We have also been insensitive to worship by children. The majority of American Protestants excludes them from church membership until they are old enough for believers’ baptism. Even those who practice infant baptism usually excommunicate the young until confirmation, as if conceptual thinking were necessary to experience the Eucharist. We must find ways to bring children back into the worship experience.
It is ironic that in refusing to identify the Reformation as the golden age of worship, one is being faithful to the Reformation principle that the church must always reform itself. If we admit that in some matters the Reformers were greatly mistaken, we are more free to recognize other areas where they may still be ahead of us: Calvin’s insistence on a weekly Eucharist for the whole community or John Knox’s stress on gathering the congregation about the Lord’s table.

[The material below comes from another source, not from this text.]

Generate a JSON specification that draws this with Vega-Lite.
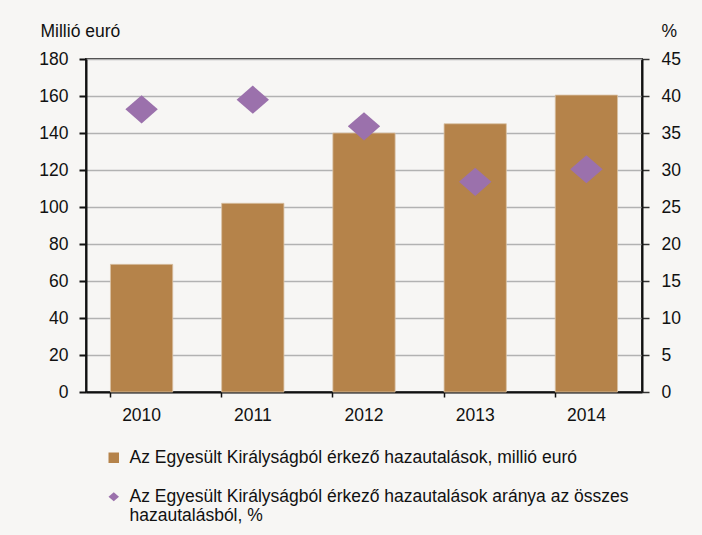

Obviously, Roman Catholics have taken the post -- Vatican II option, although often with much reluctance. It is instructive to watch how many still prefer to receive communion in the mouth (medieval) to communion in the hand (early church). Officially, Episcopalians and Lutherans have moved into the post-Vatican II era -- although many Episcopal congregations still cling to the 1928 prayer book (largely confined to 16th century form), and the Lutheran Book of Worship has alternatives for those who want to be reassured that nothing has changed since the time of Luther.
When one moves further to the liturgical left, things become even more mixed. Large segments of Methodism have moved into the post-Vatican II era, as the surprising success of the Supplemental Worship Resources series indicates, but these churches are certainly matched by status quo congregations. Among Presbyterians and United Church of Canada Christians, the picture is even more confusing. Many congregations have adopted such post-Vatican II reforms as the new lectionary and common calendar, but are left largely untouched by the sacramental reforms. A definite advantage of the Free Church tradition is the possibility of selecting and adopting any of the post-Vatican II reforms. Thus variety abounds among Disciples of Christ and United Church of Christ congregations.
Of the three worship options presently available, the post-Vatican II possibilities seem the most attractive. They are not confined to one period or culture, but plunder the riches of all Christian experiences past and present. All of worship history belongs to all of us; neither the Reformation nor the American frontier nor any other period alone provides sufficient resources. Because the post-Vatican II approach recognizes this catholicity, it constitutes the best option for the contemporary Christian worshiper.